Finalmente, e talvez a parte da festa mais conhecida: o banquete de 12 pratos. Este é o ponto da celebração em que se reúne mais gente e que é o equivalente ao copo d’água português. Como na maioria dos casamentos ocidentais, também para os chineses é importante a troca de presentes e dinheiro. Contudo aqui não significa apenas uma ajuda para o começo de vida do casal ou uma contribuição para o jantar oferecido, mas é sobretudo uma maneira de desejar sorte a marido e mulher.
O laissi é um símbolo incontornável, representa as crenças chinesas na sorte,
o sistema hierárquico tão importante nesta cultura e adapta-se rapidamente aos tempos e costumes estrangeiros. Os ocidentais de Macau aprenderam pelos sorrisos insistentes dos seguranças dos prédios e os olhares ávidos das crianças que esta era daquelas tradições a que não se pode escapar. Funciona como meio diplomático entre homens de negócios e uma poderosa ferramenta de incentivo nos locais de trabalho. Como qualquer dádiva, também esta serve para fortalecer as raízes culturais e estabelecer a ordem social.

 

O que fazer e não fazer com o laissi

 

(1) Na região do Sul da China espera-se que as pessoas mais velhas de um determinado grupo, sejam ou não casadas, distribuam os laissis aos mais novos. Os casais entregam um só envelope em nome dos dois.

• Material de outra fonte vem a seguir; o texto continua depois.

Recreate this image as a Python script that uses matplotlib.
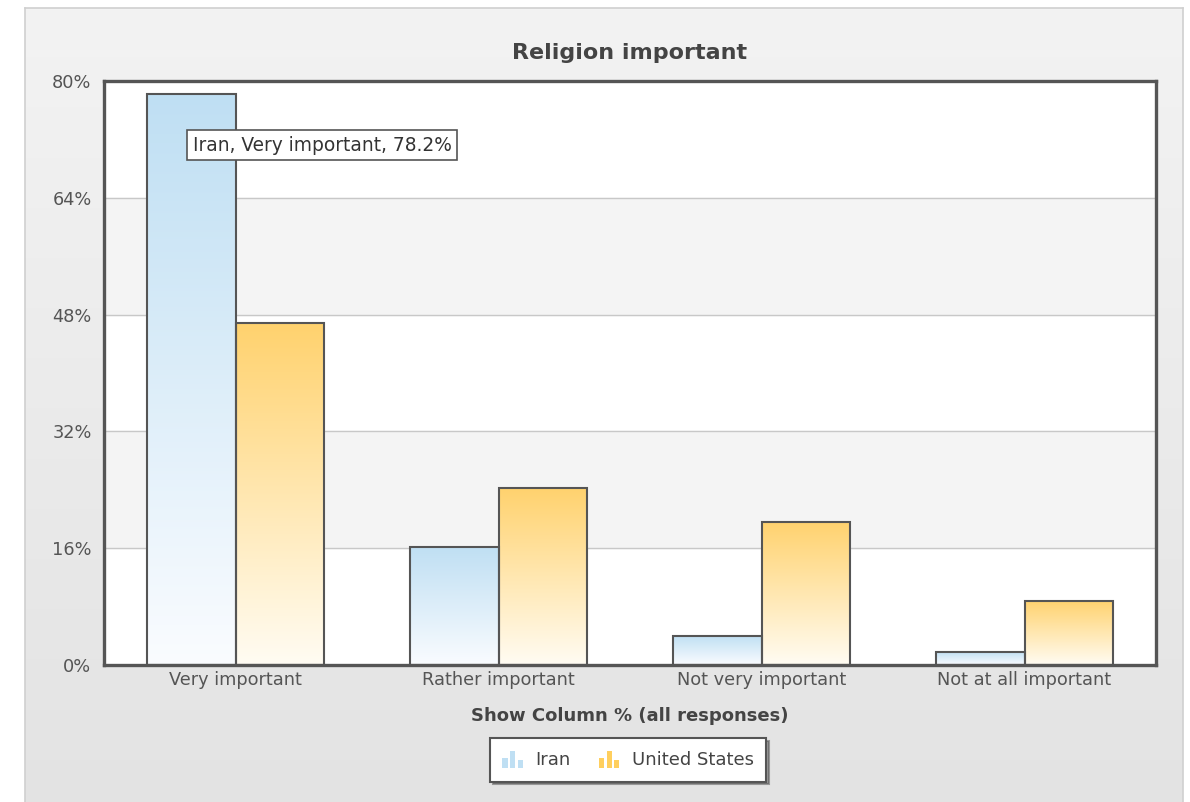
import numpy as np
import matplotlib
matplotlib.use("Agg")
import matplotlib.pyplot as plt
from matplotlib.patches import Rectangle
from matplotlib.legend_handler import HandlerBase
from matplotlib.ticker import FuncFormatter

# Datos
categorias = ["Very important", "Rather important", "Not very important", "Not at all important"]
iran = [78.2, 16.2, 4.0, 1.8]
usa = [46.8, 24.2, 19.6, 8.8]
series = ["Iran", "United States"]
yticks = [0, 16, 32, 48, 64, 80]

azul_top, azul_bot = "#bfdff3", "#fafcff"
naranja_top, naranja_bot = "#ffd26e", "#fffcf3"


def gradiente(c_top, c_bot, n=256):
    a = np.array(matplotlib.colors.to_rgb(c_top))
    b = np.array(matplotlib.colors.to_rgb(c_bot))
    t = np.linspace(0, 1, n)[:, None]
    return (a * (1 - t) + b * t)[:, None, :]


class HandlerIcono(HandlerBase):
    # icono de barritas como en la leyenda original
    def __init__(self, color):
        super().__init__()
        self.color = color

    def create_artists(self, legend, orig_handle, xdescent, ydescent, width, height, fontsize, trans):
        arts = []
        alturas = [0.6, 1.0, 0.45]
        w = width / 4.6
        for i, h in enumerate(alturas):
            r = Rectangle((-xdescent + i * w * 1.5, -ydescent - 2), w, height * h * 1.35,
                          facecolor=self.color, edgecolor="none", transform=trans)
            arts.append(r)
        return arts


fig = plt.figure(figsize=(11.9, 8.02), dpi=100)
fig.patch.set_facecolor("white")

# panel de fondo gris con degradado
bg = fig.add_axes([25 / 1190, -0.01, (1183 - 25) / 1190, (802 - 8) / 802 + 0.01], zorder=-10)
bg.imshow(gradiente("#f3f3f3", "#e3e3e3"), aspect="auto", extent=[0, 1, 0, 1])
bg.set_xticks([])
bg.set_yticks([])
for s in bg.spines.values():
    s.set_color("#d0d0d0")
    s.set_linewidth(1.2)
bg.spines["bottom"].set_visible(False)

ax = fig.add_axes([104 / 1190, 1 - 665 / 802, (1156 - 104) / 1190, (665 - 81) / 802])
ax.set_facecolor("white")

# bandas alternas
for i in range(len(yticks) - 1):
    if i % 2 == 1:
        ax.axhspan(yticks[i], yticks[i + 1], color="#f4f4f4", zorder=0)
for y in yticks[1:-1]:
    ax.axhline(y, color="#c8c8c8", lw=1, zorder=1)

x = np.arange(len(categorias))
ancho = 0.338
barras1 = ax.bar(x - ancho / 2, iran, ancho, facecolor="none", edgecolor="#555555", linewidth=1.5, zorder=3)
barras2 = ax.bar(x + ancho / 2, usa, ancho, facecolor="none", edgecolor="#555555", linewidth=1.5, zorder=3)

for barras, ct, cb in [(barras1, azul_top, azul_bot), (barras2, naranja_top, naranja_bot)]:
    for b in barras:
        x0, y0 = b.get_x(), b.get_y()
        w, h = b.get_width(), b.get_height()
        ax.imshow(gradiente(ct, cb), aspect="auto", extent=[x0, x0 + w, y0, y0 + h],
                  zorder=2, origin="upper")
ax.set_xlim(-0.5, len(categorias) - 0.5)
ax.set_ylim(0, 80)

for s in ax.spines.values():
    s.set_color("#555555")
    s.set_linewidth(2.4)
    s.set_zorder(5)

ax.set_yticks(yticks)
ax.yaxis.set_major_formatter(FuncFormatter(lambda v, p: f"{int(v)}%"))
ax.set_xticks(x)
ax.set_xticklabels(categorias)
ax.tick_params(length=0, labelsize=12.8, labelcolor="#555555", pad=9)
ax.tick_params(axis="x", pad=4)

ax.set_title("Religion important", fontsize=16, fontweight="bold", color="#444444", pad=16)
ax.set_xlabel("Show Column % (all responses)", fontsize=13, fontweight="bold", color="#444444", labelpad=13)

# tooltip
ax.text(-0.162, 71.2, f"Iran, {categorias[0]}, {iran[0]}%", fontsize=13.4, color="#333333",
        va="center", ha="left", zorder=6,
        bbox=dict(boxstyle="square,pad=0.3", facecolor="white", edgecolor="#555555", linewidth=1.2))

# leyenda
h1 = Rectangle((0, 0), 1, 1)
h2 = Rectangle((0, 0), 1, 1, facecolor="orange")
leg = fig.legend([h1, h2], series, loc="center", bbox_to_anchor=(628 / 1190, 1 - 760 / 802),
                 ncol=2, fontsize=13, frameon=True, fancybox=False, shadow=True,
                 handler_map={h1: HandlerIcono("#bfdff3"), h2: HandlerIcono("#ffcf5e")},
                 handlelength=1.3, handletextpad=0.5, columnspacing=1.6, borderpad=0.7)
leg.get_frame().set_edgecolor("#555555")
leg.get_frame().set_linewidth(1.5)
for t in leg.get_texts():
    t.set_color("#444444")

fig.savefig("out.png", dpi=100)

(2) Os laissis de casamento usam motivos muito diferentes dos outros e, portanto, só devem ser usados neste evento em especial. É considerada falta de educação oferecer envelopes com fénix, dragões e caracteres de dupla felicidade durante as celebrações do Ano Novo.

(3) Quando for convidado para um casamento chinês deve levar um laissi de pelo menos 500 patacas. Caso não possa estar presente na celebração, deve responder ao convite com um laissi de 300 patacas. Mesmo que seja muito próximo do casal, não convém oferecer valores acima das 3000 patacas.

(4) Nunca se deve oferecer dinheiro em valores ímpares. É considerado de mau tom e pouco auspicioso. Deve-se ter também cuidado para evitar somas com o número quatro.

(5) A entrega do dinheiro faz-se na véspera do Ano Novo Lunar, entre as 21h e as 22h (o que corresponderia às 23h na noção de tempo ocidental), entre os membros da família. Entre os amigos e empregados, é hábito a distribuição ocorrer durante os 15 dias que se seguem.

(6) Nunca se devem expor os laissi vazios. Atrai a má sorte e faz fugir o dinheiro, razão pela qual nas lojas ou nos hotéis em que os envelopes estão em exibição, devem conter pelo menos uma moeda de dez avos.